L’acteur défend son personnage. Nous ne parlons pas de l’actant, mais de l’authentique acteur qui joue et ne se contente pas d’exécuter ou de signifier. Evidemment, la question reste entière pour l’acteur qui s’efforce de se « distancier » du personnage, mais elle ne se trouve pas close automatiquement, parce qu’un authentique acteur s’identifie peu ou prou à un personnage. Encore faudrait-il que ce soit le « bon » ; toutefois cette interrogation se pose tout autant dans le cas de l’acteur qui a décidé de s’y identifier car rien ne démontre qu’il parvienne à s’identifier précisément au personnage auquel il entendait le faire. On sera tenté de dire que nous essayons de faire prendre conscience que, toujours, l’acteur s’identifierait, sans le savoir, à un des autres personnages de la pièce, mais ce n’est pas exactement cela que nous entendions faire remarquer. En fait l’acteur, lorsqu’il y parvient, s’identifie à un personnage général (lequel ne constitue pas une synthèse de tous les personnages d’une pièce), que nous appellerons le Personnage et qui est un avatar du personnage commun auxquels les anciens grecs s’identifiaient en se livrant aux premiers choeurs dionysiaques d’avant la formation du choeur dithyrambique de la Tragédie. Bien sûr, ce Personnage, chaque acteur va le différencier en interprétant le personnage qui lui est dévolu dans une pièce particulière. Cette opération de différenciation, d’individuation, implique deux démarches simultanées et corrélatives : s’identifier au Personnage et jouer la situation du personnage. Pour réussir pareille double opération d’individuation il lui est nécessaire de « défendre son personnage ». Nous n’employons pas le possessif « son » par hasard, en défendant son personnage l’acteur défend une propriété, un territoire, et, c’est de se trouver défendu (et pas interdit) qui fait être le personnage. L’identification conduit à une appropriation et passe par la défense. Par devers elle, l’opinion n’a pas pour habitude de privilégier la défense, elle va jusqu’à dire que « la meilleur défense c’est l’attaque », mais disant cela se rend-elle compte qu’elle implique l’attaque comme faisant partie des moyens de défense ? En tout cas, la défense est une notion fondamentale dans les théories de Freud.
Le « refoulement » fait partie de l’ensemble de la défense psychique des individus, mais celle-ci ne s’y restreint pas ni ne s’y résume. Les autistes profonds ne bénéficient pas du refoulement, mais ils ne sont nullement sans défense comme cette remarque n’est nullement une plaisanterie, bien que leur défense soit relativement inefficace par rapport à leurs terreurs et leur douleur. Toutefois, elle explique leur repliement qu’on comprendra aisément si l’on pense au mal de dent contre lequel on se concentre malgré l’agacement que nous procurent les interventions extérieures, aussi amicales soient -elles. De plus, elle démontre qu’on se trouve en présence d’une individuation. On pourra dire, une individuation vivante, et nous ajouterons avec « de la pensée ». Défense, individuation et pensée sont liées.

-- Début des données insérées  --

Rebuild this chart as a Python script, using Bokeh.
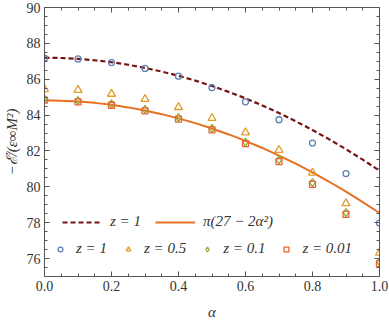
from bokeh.plotting import figure
from bokeh.models import Range1d, LinearAxis, Legend, LegendItem, FixedTicker, PrintfTickFormatter, CustomJSTickFormatter
from bokeh.embed import file_html
from bokeh.resources import INLINE

# ---- data ----
alpha = [0.0, 0.1, 0.2, 0.3, 0.4, 0.5, 0.6, 0.7, 0.8, 0.9, 1.0]
alpha_fine = [0.0, 0.05, 0.1, 0.15, 0.2, 0.25, 0.3, 0.35, 0.4, 0.45, 0.5,
              0.55, 0.6, 0.65, 0.7, 0.75, 0.8, 0.85, 0.9, 0.95, 1.0]
curve_z1 = [87.200, 87.184, 87.137, 87.058, 86.948, 86.806, 86.633, 86.428, 86.192, 85.924, 85.625,
            85.294, 84.932, 84.538, 84.113, 83.656, 83.168, 82.648, 82.097, 81.514, 80.900]
curve_pi = [84.823, 84.807, 84.760, 84.682, 84.572, 84.430, 84.257, 84.053, 83.818, 83.551, 83.252,
            82.922, 82.561, 82.168, 81.744, 81.289, 80.802, 80.283, 79.734, 79.152, 78.540]
pts_z1 = [87.18, 87.13, 86.93, 86.60, 86.17, 85.53, 84.74, 83.74, 82.44, 80.74, 77.98]
pts_z05 = [85.44, 85.40, 85.18, 84.89, 84.44, 83.83, 83.03, 82.05, 80.78, 79.08, 76.32]
pts_z01 = [84.89, 84.81, 84.63, 84.32, 83.86, 83.26, 82.49, 81.50, 80.24, 78.56, 75.82]
pts_z001 = [84.83, 84.74, 84.55, 84.24, 83.78, 83.18, 82.41, 81.41, 80.14, 78.46, 75.72]
x_ticks = [0.0, 0.2, 0.4, 0.6, 0.8, 1.0]
y_ticks = [76, 78, 80, 82, 84, 86, 88, 90]

FONT = "Liberation Serif"
AX = "#555555"
TXT = "#333333"

p = figure(width=389, height=322, x_range=Range1d(0, 1), y_range=Range1d(75, 90),
           output_backend="svg", toolbar_location=None,
           min_border_left=42, min_border_right=10, min_border_top=7, min_border_bottom=45)
p.xgrid.visible = False
p.ygrid.visible = False
p.outline_line_color = AX
p.outline_line_width = 1
p.background_fill_color = "white"

xt = FixedTicker(ticks=x_ticks, minor_ticks=[i * 0.05 for i in range(21)])
yt = FixedTicker(ticks=y_ticks, minor_ticks=[75 + i * 0.5 for i in range(31)])

def style(ax):
    ax.axis_line_color = AX
    ax.major_tick_line_color = AX
    ax.minor_tick_line_color = AX
    ax.major_tick_in = 5
    ax.major_tick_out = 0
    ax.minor_tick_in = 3
    ax.minor_tick_out = 0
    ax.major_label_text_font = FONT
    ax.major_label_text_color = TXT
    ax.major_label_text_font_size = "14px"
    ax.axis_label_text_font = FONT
    ax.axis_label_text_color = TXT
    ax.axis_label_text_font_size = "15px"
    ax.axis_label_text_font_style = "italic"

xa = p.xaxis[0]
xa.ticker = xt
xa.formatter = PrintfTickFormatter(format="%.1f")
style(xa)
xa.major_label_standoff = 4
xa.axis_label = "α"
xa.axis_label_standoff = 10

ya = p.yaxis[0]
ya.ticker = yt
style(ya)
ya.major_label_standoff = 4
ya.axis_label = "−ℰ̇/(ε∞M²)"
ya.axis_label_standoff = 4

blank = CustomJSTickFormatter(code="return ''")
top = LinearAxis(ticker=xt, formatter=blank)
style(top)
top.major_label_standoff = 0
p.add_layout(top, "above")
right = LinearAxis(ticker=yt, formatter=blank)
style(right)
right.major_label_standoff = 0
p.add_layout(right, "right")

r_dash = p.line(alpha_fine, curve_z1, line_color="#761313", line_width=2.2, line_dash="5 3")
r_pi = p.line(alpha_fine, curve_pi, line_color="#E5701F", line_width=2)

r_c = p.scatter(alpha, pts_z1, marker="circle", size=6, fill_alpha=0,
                line_color="#5E81B5", line_width=1.3)
r_t = p.scatter(alpha, pts_z05, marker="triangle", size=8, fill_alpha=0,
                line_color="#E19C24", line_width=1.3)
r_d = p.scatter(alpha, pts_z01, marker="diamond", size=8, fill_alpha=0,
                line_color="#8FB032", line_width=1.3)
r_s = p.scatter(alpha, pts_z001, marker="square", size=6, fill_alpha=0,
                line_color="#EB6235", line_width=1.3)

def mk_legend(items, loc, gw, standoff, spacing):
    lg = Legend(items=items, orientation="horizontal", location=loc,
                glyph_width=gw, glyph_height=14, label_standoff=standoff, spacing=spacing,
                padding=0, margin=0, background_fill_alpha=0, border_line_alpha=0,
                label_text_font=FONT, label_text_font_size="15px",
                label_text_font_style="italic", label_text_color=TXT)
    return lg

leg1 = mk_legend([LegendItem(label="z = 1", renderers=[r_dash]),
                  LegendItem(label="π(27 − 2α²)", renderers=[r_pi])],
                 (18, 46), 40, 8, 14)
leg2 = mk_legend([LegendItem(label="z = 1", renderers=[r_c]),
                  LegendItem(label="z = 0.5", renderers=[r_t]),
                  LegendItem(label="z = 0.1", renderers=[r_d]),
                  LegendItem(label="z = 0.01", renderers=[r_s])],
                 (10, 19), 12, 10, 15)
p.add_layout(leg1)
p.add_layout(leg2)

open("out.html", "w").write(file_html(p, INLINE))
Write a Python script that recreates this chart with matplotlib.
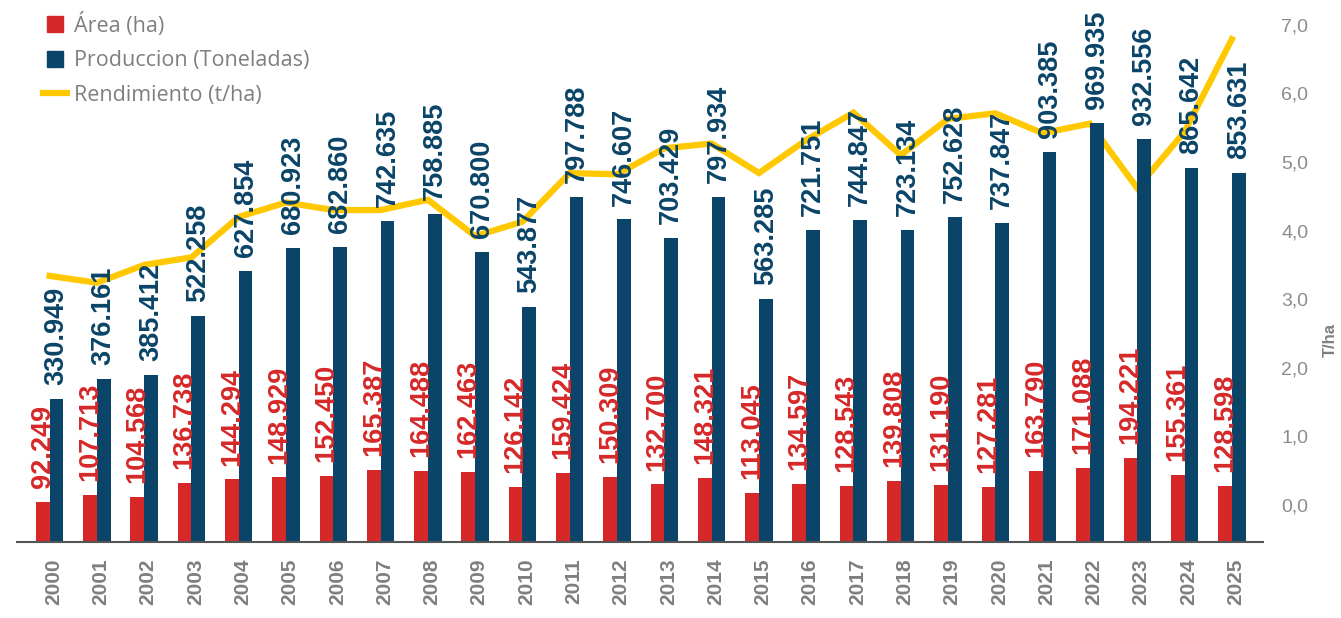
import numpy as np
import matplotlib.pyplot as plt
import matplotlib.transforms as mtransforms
from matplotlib.lines import Line2D

years = [str(y) for y in range(2000, 2026)]

# Area (ha) and production (tons) as shown in the labels
area = [92.249, 107.713, 104.568, 136.738, 144.294, 148.929, 152.450, 165.387,
        164.488, 162.463, 126.142, 159.424, 150.309, 132.700, 148.321, 113.045,
        134.597, 128.543, 139.808, 131.190, 127.281, 163.790, 171.088, 194.221,
        155.361, 128.598]
produccion = [330.949, 376.161, 385.412, 522.258, 627.854, 680.923, 682.860,
              742.635, 758.885, 670.800, 543.877, 797.788, 746.607, 703.429,
              797.934, 563.285, 721.751, 744.847, 723.134, 752.628, 737.847,
              903.385, 969.935, 932.556, 865.642, 853.631]
# Rendimiento (t/ha)
rendimiento = [3.34, 3.24, 3.50, 3.61, 4.20, 4.41, 4.30, 4.30, 4.45, 3.92,
               4.13, 4.84, 4.82, 5.20, 5.27, 4.84, 5.32, 5.72, 5.10, 5.63,
               5.71, 5.42, 5.56, 4.62, 5.44, 6.79]

RED = '#d62828'
NAVY = '#0a4468'
YELLOW = '#ffc800'
GRAY = '#7f7f7f'

plt.rcParams['font.family'] = ['Liberation Sans', 'DejaVu Sans']

W, H = 1341, 618
fig = plt.figure(figsize=(W / 100, H / 100), dpi=100)
ax = fig.add_axes([17 / W, (H - 541.7) / H, (1263 - 17) / W, 541.7 / H])
ax2 = ax.twinx()

x = np.arange(len(years))
bw = 0.29
ax.bar(x - bw / 2, area, bw, color=RED, zorder=2)
ax.bar(x + bw / 2, produccion, bw, color=NAVY, zorder=2)

for xi, a, p in zip(x, area, produccion):
    ax.annotate(f'{a:.3f}', (xi - bw / 2, a), xytext=(0, 10), textcoords='offset points',
                rotation=90, ha='center', va='bottom', color=RED,
                fontsize=19.5, fontweight='bold', zorder=5)
    ax.annotate(f'{p:.3f}', (xi + bw / 2, p), xytext=(0, 10), textcoords='offset points',
                rotation=90, ha='center', va='bottom', color=NAVY,
                fontsize=19.5, fontweight='bold', zorder=5)

ax.set_xlim(-0.69, 25.66)
ax.set_ylim(0, 1255)
ax.set_yticks([])
ax.set_xticks(x)
ax.set_xticklabels(years, rotation=90, fontsize=15, fontweight='bold', color=GRAY)
ax.tick_params(axis='x', length=0, pad=12)
shift = mtransforms.ScaledTranslation(4 / 100, 0, fig.dpi_scale_trans)
for lab in ax.get_xticklabels():
    lab.set_transform(lab.get_transform() + shift)
for s in ['top', 'left', 'right']:
    ax.spines[s].set_visible(False)
ax.spines['bottom'].set_color('#555555')
ax.spines['bottom'].set_linewidth(1.5)

ax2.plot(x, rendimiento, color=YELLOW, lw=4.5, solid_joinstyle='miter', zorder=3)
ax2.set_ylim(-0.535, 7.362)
ax2.set_yticks(range(0, 8))
ax2.set_yticklabels([f'{v},0' for v in range(0, 8)], fontsize=14, color='#8c8c8c')
ax2.tick_params(axis='y', length=0, pad=13)
for s in ax2.spines.values():
    s.set_visible(False)

# keep labels above the line
ax.set_zorder(ax2.get_zorder() + 1)
ax.patch.set_visible(False)

fig.text(1330 / W, 1 - 340 / H, 'T/ha', rotation=90, ha='center', va='center',
         fontsize=12, fontweight='bold', color=GRAY)

handles = [
    Line2D([], [], marker='s', linestyle='none', markersize=12, color=RED),
    Line2D([], [], marker='s', linestyle='none', markersize=12, color=NAVY),
    Line2D([], [], color=YELLOW, lw=4.5),
]
leg = fig.legend(handles, ['Área (ha)', 'Produccion (Toneladas)', 'Rendimiento (t/ha)'],
                 loc='upper left', bbox_to_anchor=(43 / W, 1 - 13 / H), frameon=False,
                 handlelength=1.1, handletextpad=0.35, labelspacing=0.62,
                 borderpad=0, borderaxespad=0,
                 prop={'family': ['Open Sans', 'DejaVu Sans'], 'size': 15.5})
for t in leg.get_texts():
    t.set_color(GRAY)

fig.savefig('out.png', dpi=100, facecolor='white')
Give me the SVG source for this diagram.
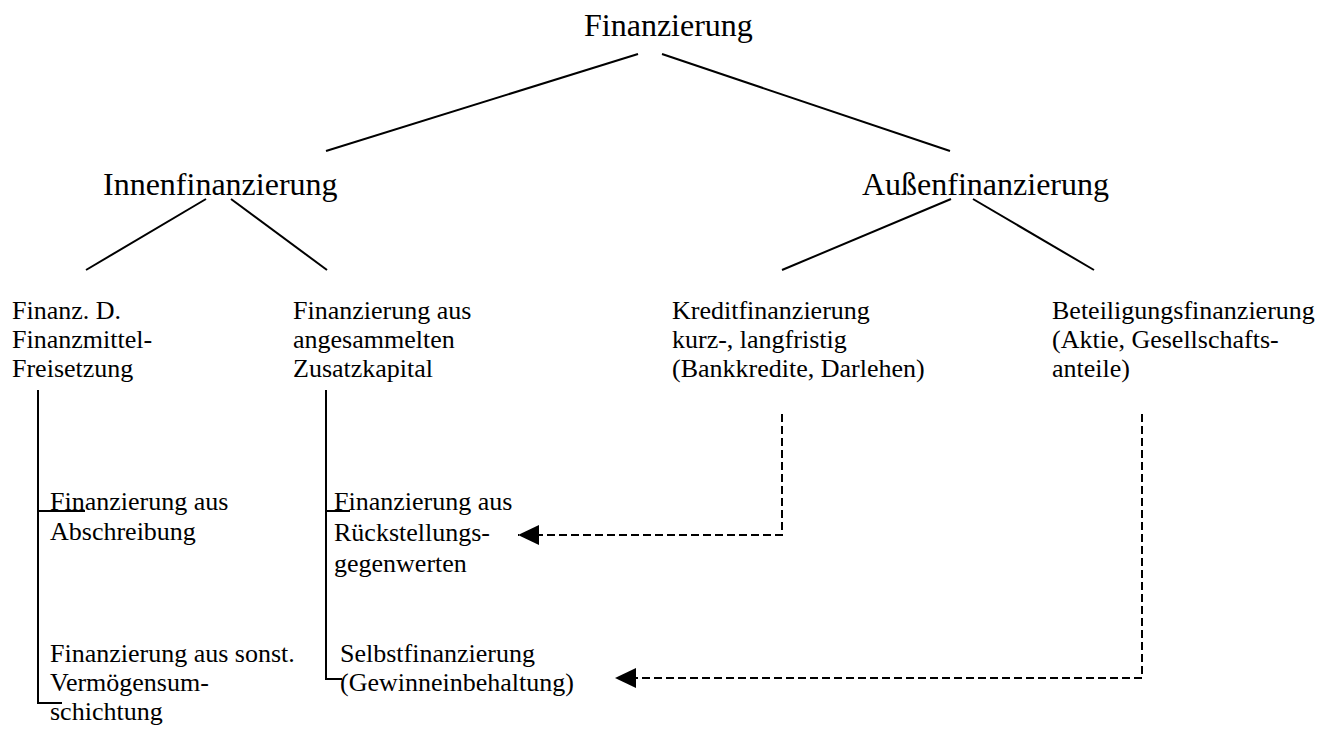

Reconnaissons-le, la façon dont nous présentons ce trio (défense, individuation, pensée) suscite chez nos interlocuteurs, une réserve ou, du moins, une forme d’atermoiement et non l’entame d’un débat : il faut les comprendre, ils sont trop habitués à une certaine conception du monde et, quand bien même, au fond d’eux-mêmes, la mettraient-ils en doute, ils jugent plus prudent de ne pas en parler. Vaut mieux attendre. Attendrons-nous longtemps ? Et les autistes ? Attendront-ils encore longtemps ? Franchement ce n’est pas si grave que ça, cela fait déjà des siècles qu’ils attendent et le pire, à la vérité, est qu’ils n’attendent pas, ils n’attendent rien sauf, et ce n’est pas sûr, que leurs terreurs et leur douleur cessent. Ce n’est, justement, pas sûr car ils seraient plutôt en attente du prochain flux qui les agressera. En attente ? Oui, mais sans le souhaiter. On peut attendre avec un effroi auquel, ultérieurement, la signification donnera le sens de la crainte. Un peu comme dans un poste avancé, les héros attendent que l’ennemi attaque. Les autistes profonds défendent leur territoire. La pensée est déjà là et, pour les spécialistes, le plus périlleux consisterait à envisager publiquement que la pensée puisse précéder la signification, tant les esprits savent qu’ils doivent considérer que la psyché est la seule conséquence d’un organe mental. Le théâtre nous a appris que la pensée n’attendait pas la signification (comme, par ailleurs, nous nous permettons de le rappeler, la défense n’attend pas le refoulement).